:: Charts and diagrams as code ::

━━━━━━━━━━━━━━━━

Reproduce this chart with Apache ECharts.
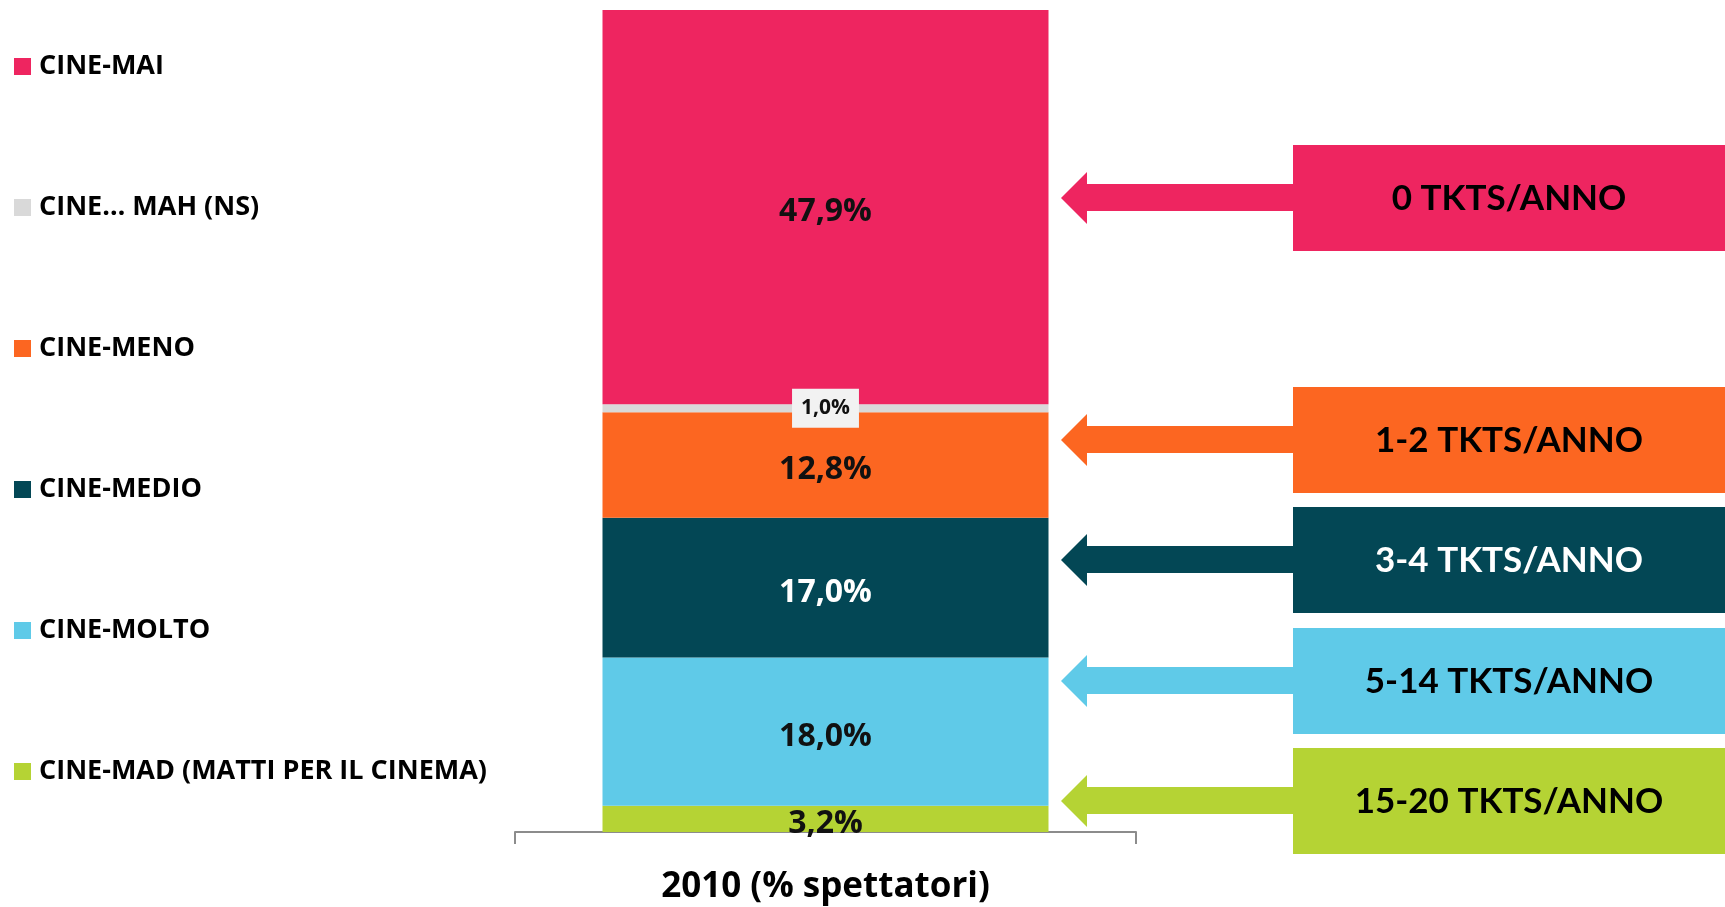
<!DOCTYPE html>
<html>
<head>
<meta charset="utf-8">
<script src="https://cdn.jsdelivr.net/npm/echarts@6/dist/echarts.min.js"></script>
<style>
  html, body { margin: 0; padding: 0; background: #fff; }
  #main { width: 1725px; height: 907px; }
</style>
</head>
<body>
<div id="main"></div>
<script>
// dati
var categories = ['2010 (% spettatori)'];
// ordine di impilamento: dal basso verso l'alto
var seriesNames = ['CINE-MAD (MATTI PER IL CINEMA)', 'CINE-MOLTO', 'CINE-MEDIO', 'CINE-MENO', 'CINE… MAH (NS)', 'CINE-MAI'];
var seriesValues = [3.2, 18.0, 17.0, 12.8, 1.0, 47.9];
var legendOrder = ['CINE-MAI', 'CINE… MAH (NS)', 'CINE-MENO', 'CINE-MEDIO', 'CINE-MOLTO', 'CINE-MAD (MATTI PER IL CINEMA)'];
var ticketLabels = ['0 TKTS/ANNO', '1-2 TKTS/ANNO', '3-4 TKTS/ANNO', '5-14 TKTS/ANNO', '15-20 TKTS/ANNO'];

var colors = ['#B5D334', '#5FCAE8', '#034755', '#FC6621', '#D9D9D9', '#EE2560'];
var labelColors = ['#111', '#111', '#fff', '#111', '#111', '#111'];

// frecce a destra (colore, testo, centro y)
var arrowColors = ['#EE2560', '#FC6621', '#034755', '#5FCAE8', '#B5D334'];
var arrowText = ['#000', '#000', '#fff', '#000', '#000'];
var arrowY = [198, 440, 560, 681, 801];

function fmt(v) {
  return v.toFixed(1).replace('.', ',') + '%';
}

var series = seriesNames.map(function (name, i) {
  var isSmall = seriesValues[i] < 2;
  return {
    name: name,
    type: 'bar',
    stack: 'tot',
    barWidth: 446,
    data: [seriesValues[i]],
    itemStyle: { color: colors[i] },
    label: {
      show: true,
      position: 'inside',
      offset: isSmall ? [0, 0] : [0, 5],
      formatter: function (p) { return fmt(p.value); },
      color: labelColors[i],
      fontFamily: 'Open Sans',
      fontWeight: 'bold',
      fontSize: isSmall ? 21 : 32,
      backgroundColor: isSmall ? '#F2F2F2' : 'transparent',
      padding: isSmall ? [9, 9] : 0
    }
  };
});

var graphic = [];
arrowY.forEach(function (cy, i) {
  graphic.push({
    type: 'group',
    x: 0,
    y: cy,
    children: [
      {
        type: 'polygon',
        shape: { points: [[1061, 0], [1087, -26], [1087, -14], [1300, -14], [1300, 13], [1087, 13], [1087, 26]] },
        style: { fill: arrowColors[i] }
      },
      {
        type: 'rect',
        shape: { x: 1293, y: -53, width: 432, height: 106 },
        style: { fill: arrowColors[i] }
      },
      {
        type: 'text',
        x: 1509,
        y: 1,
        style: {
          text: ticketLabels[i],
          fill: arrowText[i],
          font: 'bold 35px Lato',
          align: 'center',
          verticalAlign: 'middle'
        }
      }
    ]
  });
});

var option = {
  backgroundColor: '#fff',
  animation: false,
  legend: {
    data: legendOrder,
    orient: 'vertical',
    left: 14,
    top: 53,
    padding: 0,
    itemWidth: 17,
    itemHeight: 17,
    itemGap: 114,
    icon: 'rect',
    textStyle: {
      fontFamily: 'Open Sans',
      fontWeight: 'bold',
      fontSize: 27,
      lineHeight: 27,
      padding: [0, 0, 0, 3],
      color: '#000'
    }
  },
  grid: {
    left: 515,
    top: 10,
    width: 621,
    height: 822
  },
  xAxis: {
    type: 'category',
    data: categories,
    axisLine: { lineStyle: { color: '#8C8C8C', width: 2 } },
    axisTick: { show: true, length: 12, lineStyle: { color: '#8C8C8C', width: 2 } },
    axisLabel: {
      margin: 38,
      fontFamily: 'Open Sans',
      fontWeight: 'bold',
      fontSize: 35,
      color: '#000'
    }
  },
  yAxis: {
    type: 'value',
    min: 0,
    max: 99.9,
    show: false
  },
  series: series,
  graphic: graphic
};

var chart = echarts.init(document.getElementById('main'));
chart.setOption(option);
</script>
</body>
</html>
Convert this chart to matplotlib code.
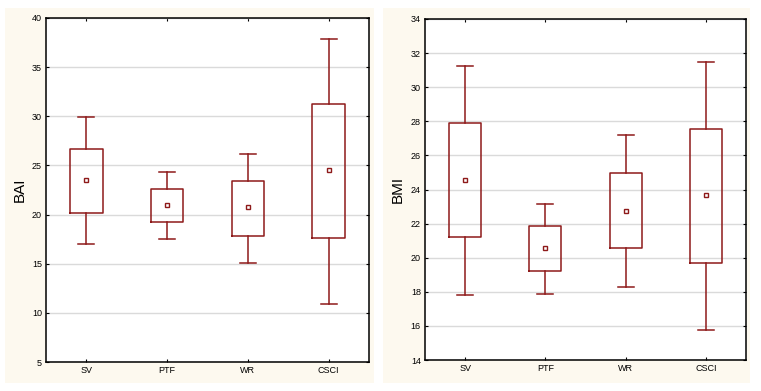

━━━━━━━━━━━━━━━━

:: SHORT TASK ::
Please transcribe the material above exactly as written. Leave the pictures out.

:: WRITTEN ANSWER ::
Reproduce this chart with Apache ECharts.
<!DOCTYPE html>
<html>
<head>
<meta charset="utf-8">
<script src="https://cdn.jsdelivr.net/npm/echarts@6/dist/echarts.min.js"></script>
<style>
  html, body { margin: 0; padding: 0; background: #fff; }
  #main { width: 1725px; height: 907px; }
</style>
</head>
<body>
<div id="main"></div>
<script>
// dati
var categories = ['2010 (% spettatori)'];
// ordine di impilamento: dal basso verso l'alto
var seriesNames = ['CINE-MAD (MATTI PER IL CINEMA)', 'CINE-MOLTO', 'CINE-MEDIO', 'CINE-MENO', 'CINE… MAH (NS)', 'CINE-MAI'];
var seriesValues = [3.2, 18.0, 17.0, 12.8, 1.0, 47.9];
var legendOrder = ['CINE-MAI', 'CINE… MAH (NS)', 'CINE-MENO', 'CINE-MEDIO', 'CINE-MOLTO', 'CINE-MAD (MATTI PER IL CINEMA)'];
var ticketLabels = ['0 TKTS/ANNO', '1-2 TKTS/ANNO', '3-4 TKTS/ANNO', '5-14 TKTS/ANNO', '15-20 TKTS/ANNO'];

var colors = ['#B5D334', '#5FCAE8', '#034755', '#FC6621', '#D9D9D9', '#EE2560'];
var labelColors = ['#111', '#111', '#fff', '#111', '#111', '#111'];

// frecce a destra (colore, testo, centro y)
var arrowColors = ['#EE2560', '#FC6621', '#034755', '#5FCAE8', '#B5D334'];
var arrowText = ['#000', '#000', '#fff', '#000', '#000'];
var arrowY = [198, 440, 560, 681, 801];

function fmt(v) {
  return v.toFixed(1).replace('.', ',') + '%';
}

var series = seriesNames.map(function (name, i) {
  var isSmall = seriesValues[i] < 2;
  return {
    name: name,
    type: 'bar',
    stack: 'tot',
    barWidth: 446,
    data: [seriesValues[i]],
    itemStyle: { color: colors[i] },
    label: {
      show: true,
      position: 'inside',
      offset: isSmall ? [0, 0] : [0, 5],
      formatter: function (p) { return fmt(p.value); },
      color: labelColors[i],
      fontFamily: 'Open Sans',
      fontWeight: 'bold',
      fontSize: isSmall ? 21 : 32,
      backgroundColor: isSmall ? '#F2F2F2' : 'transparent',
      padding: isSmall ? [9, 9] : 0
    }
  };
});

var graphic = [];
arrowY.forEach(function (cy, i) {
  graphic.push({
    type: 'group',
    x: 0,
    y: cy,
    children: [
      {
        type: 'polygon',
        shape: { points: [[1061, 0], [1087, -26], [1087, -14], [1300, -14], [1300, 13], [1087, 13], [1087, 26]] },
        style: { fill: arrowColors[i] }
      },
      {
        type: 'rect',
        shape: { x: 1293, y: -53, width: 432, height: 106 },
        style: { fill: arrowColors[i] }
      },
      {
        type: 'text',
        x: 1509,
        y: 1,
        style: {
          text: ticketLabels[i],
          fill: arrowText[i],
          font: 'bold 35px Lato',
          align: 'center',
          verticalAlign: 'middle'
        }
      }
    ]
  });
});

var option = {
  backgroundColor: '#fff',
  animation: false,
  legend: {
    data: legendOrder,
    orient: 'vertical',
    left: 14,
    top: 53,
    padding: 0,
    itemWidth: 17,
    itemHeight: 17,
    itemGap: 114,
    icon: 'rect',
    textStyle: {
      fontFamily: 'Open Sans',
      fontWeight: 'bold',
      fontSize: 27,
      lineHeight: 27,
      padding: [0, 0, 0, 3],
      color: '#000'
    }
  },
  grid: {
    left: 515,
    top: 10,
    width: 621,
    height: 822
  },
  xAxis: {
    type: 'category',
    data: categories,
    axisLine: { lineStyle: { color: '#8C8C8C', width: 2 } },
    axisTick: { show: true, length: 12, lineStyle: { color: '#8C8C8C', width: 2 } },
    axisLabel: {
      margin: 38,
      fontFamily: 'Open Sans',
      fontWeight: 'bold',
      fontSize: 35,
      color: '#000'
    }
  },
  yAxis: {
    type: 'value',
    min: 0,
    max: 99.9,
    show: false
  },
  series: series,
  graphic: graphic
};

var chart = echarts.init(document.getElementById('main'));
chart.setOption(option);
</script>
</body>
</html>
Convert this chart to matplotlib code.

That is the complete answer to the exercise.